Die Neue Synagoge in der Kaiserstraße 6 in Eppingen, einer Stadt im Landkreis Heilbronn im nördlichen Baden-Württemberg, war eine Synagoge, die 1872/73 erbaut wurde. 1938 wurde sie durch Brandstiftung zerstört und 1940 vollends abgerissen.

Geschichte[Bearbeiten | Quelltext bearbeiten]

Blick in die Kaiserstraße; nach den zwei Schulgebäuden auf der rechten Seite stand die Synagoge und danach folgt auf der gleichen Seite die evangelische Stadtkirche (von Bäumen verdeckt).
Evangelische Kirche, oberhalb der Synagoge und aus dem gleichen Stein errichtet

Die jüdische Gemeinde Eppingen feierte ihre Gottesdienste rund 100 Jahre lang in der Synagoge in der Küfergasse 2. Da dieses Gebäude nicht mehr den Vorstellungen der Zeit entsprach, entschloss man sich zum Neubau einer repräsentativen Synagoge im damals entstehenden Schul- und Behördenviertel im Roth, in unmittelbarer Nachbarschaft der wenig später erbauten evangelischen Stadtkirche. Das Nachbargrundstück der evangelischen Kirche lag höher, sie überragte mit ihrem Kirchturm die Synagoge. Selten wurde zugelassen, dass eine Synagoge so nahe an einer Kirche errichtet wurde.

Dass in diesem Viertel mit dem katholischen Pfarrhaus, dem evangelischen Dekanat und Stadtpfarramt, der evangelischen Kirche, dem Amtsgericht, der Volksschule, dem Prorealgymnasium, der Gewerbeschule, der Turnhalle, dem Amtsgefängnis, der Bezirkssparkasse usw. ein Grundstück für die neue Synagoge eingeplant wurde und der Bau sich in das städteplanerische Gesamtkonzept einfügte, spricht dafür, dass zu dieser Zeit die jüdischen Bürger in der kleinstädtischen Gesellschaft integriert waren.

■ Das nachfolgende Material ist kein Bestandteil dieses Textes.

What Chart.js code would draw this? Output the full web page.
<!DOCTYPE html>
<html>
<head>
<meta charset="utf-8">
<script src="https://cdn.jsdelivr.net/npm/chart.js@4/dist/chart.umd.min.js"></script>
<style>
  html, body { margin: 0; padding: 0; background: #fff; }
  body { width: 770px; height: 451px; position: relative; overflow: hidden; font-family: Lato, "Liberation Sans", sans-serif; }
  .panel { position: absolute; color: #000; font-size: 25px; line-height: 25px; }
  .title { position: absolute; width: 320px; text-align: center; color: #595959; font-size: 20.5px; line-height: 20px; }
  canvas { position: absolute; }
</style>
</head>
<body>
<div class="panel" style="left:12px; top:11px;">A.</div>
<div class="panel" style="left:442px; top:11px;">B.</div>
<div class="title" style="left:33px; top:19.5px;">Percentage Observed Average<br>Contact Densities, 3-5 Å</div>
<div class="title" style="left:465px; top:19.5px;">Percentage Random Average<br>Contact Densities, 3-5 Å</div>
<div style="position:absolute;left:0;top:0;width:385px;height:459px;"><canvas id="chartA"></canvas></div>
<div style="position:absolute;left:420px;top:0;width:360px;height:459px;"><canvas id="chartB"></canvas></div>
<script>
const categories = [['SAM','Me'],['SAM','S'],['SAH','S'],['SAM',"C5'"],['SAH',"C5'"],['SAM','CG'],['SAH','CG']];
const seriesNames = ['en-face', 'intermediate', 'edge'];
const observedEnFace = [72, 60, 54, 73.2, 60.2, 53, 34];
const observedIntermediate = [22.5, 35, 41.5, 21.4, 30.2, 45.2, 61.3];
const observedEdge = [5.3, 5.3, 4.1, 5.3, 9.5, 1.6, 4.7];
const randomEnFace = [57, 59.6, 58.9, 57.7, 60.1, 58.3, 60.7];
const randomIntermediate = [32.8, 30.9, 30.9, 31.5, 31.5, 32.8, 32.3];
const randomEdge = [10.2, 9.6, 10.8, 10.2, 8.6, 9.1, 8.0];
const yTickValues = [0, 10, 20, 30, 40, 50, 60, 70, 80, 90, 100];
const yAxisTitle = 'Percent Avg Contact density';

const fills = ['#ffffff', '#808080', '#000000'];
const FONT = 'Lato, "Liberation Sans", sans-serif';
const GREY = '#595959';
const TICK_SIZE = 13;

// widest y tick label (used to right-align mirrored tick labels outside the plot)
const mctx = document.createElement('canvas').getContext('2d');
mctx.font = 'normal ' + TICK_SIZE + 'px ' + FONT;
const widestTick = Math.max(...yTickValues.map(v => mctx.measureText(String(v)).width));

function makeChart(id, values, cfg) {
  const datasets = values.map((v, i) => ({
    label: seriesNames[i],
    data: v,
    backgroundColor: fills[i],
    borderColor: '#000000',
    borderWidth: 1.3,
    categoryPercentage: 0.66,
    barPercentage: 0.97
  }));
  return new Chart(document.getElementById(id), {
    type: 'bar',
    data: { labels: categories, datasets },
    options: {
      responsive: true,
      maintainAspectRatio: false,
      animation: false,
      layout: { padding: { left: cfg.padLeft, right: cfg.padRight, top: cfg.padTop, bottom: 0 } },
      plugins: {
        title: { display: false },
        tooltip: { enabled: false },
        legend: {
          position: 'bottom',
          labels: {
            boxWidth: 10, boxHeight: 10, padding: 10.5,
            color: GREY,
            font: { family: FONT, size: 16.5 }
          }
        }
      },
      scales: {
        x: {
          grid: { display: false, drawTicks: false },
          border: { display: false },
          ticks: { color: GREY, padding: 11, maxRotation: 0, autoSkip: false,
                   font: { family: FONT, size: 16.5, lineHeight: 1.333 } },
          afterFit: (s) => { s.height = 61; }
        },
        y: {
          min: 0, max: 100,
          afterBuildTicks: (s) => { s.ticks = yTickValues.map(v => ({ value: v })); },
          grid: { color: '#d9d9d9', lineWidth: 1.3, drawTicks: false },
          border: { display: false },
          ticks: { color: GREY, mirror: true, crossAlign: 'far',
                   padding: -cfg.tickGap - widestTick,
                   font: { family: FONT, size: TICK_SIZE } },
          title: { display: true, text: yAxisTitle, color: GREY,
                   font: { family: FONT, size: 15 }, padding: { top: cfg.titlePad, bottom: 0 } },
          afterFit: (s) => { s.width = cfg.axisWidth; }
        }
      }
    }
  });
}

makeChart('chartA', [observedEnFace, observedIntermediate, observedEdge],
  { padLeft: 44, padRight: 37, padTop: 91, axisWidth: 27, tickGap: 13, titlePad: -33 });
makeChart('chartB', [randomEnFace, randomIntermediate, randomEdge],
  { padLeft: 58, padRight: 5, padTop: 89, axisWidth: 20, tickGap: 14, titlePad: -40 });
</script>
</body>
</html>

1868 erwarb die jüdische Gemeinde den Bauplatz und ließ nach den Plänen des Architekten Wilhelm Lößlin 1872/73 das Gebäude errichten.

Einweihung der Synagoge[Bearbeiten | Quelltext bearbeiten]

Die Einweihung fand am Freitag, den 31. Oktober 1873 statt. Ein Festzug bewegte sich nachmittags um 4 Uhr von der alten Synagoge zur neuen, wobei nach den Chören und der jüdischen Schuljugend der Bezirksrabbiner, danach der Synagogenrat und die Baukommission der jüdischen Gemeinde folgten, denen sich der Träger der Torarolle und die geladenen Gäste anschlossen. Vor der neuen Synagoge erfolgte die Übergabe des Schlüssels durch den Architekten, und beim Einzug durch das Portal spielte das Harmonium. Die Festpredigt hielt der Sinsheimer Bezirksrabbiner David Geissmar. Das Festprogramm wurde vom Mädchen- und Knabenchor und vom Männer- und Frauenchor musikalisch begleitet. Beim Samstagsgottesdienst hielt die Predigt der Heidelberger Bezirksrabbiner Hillel Sondheimer.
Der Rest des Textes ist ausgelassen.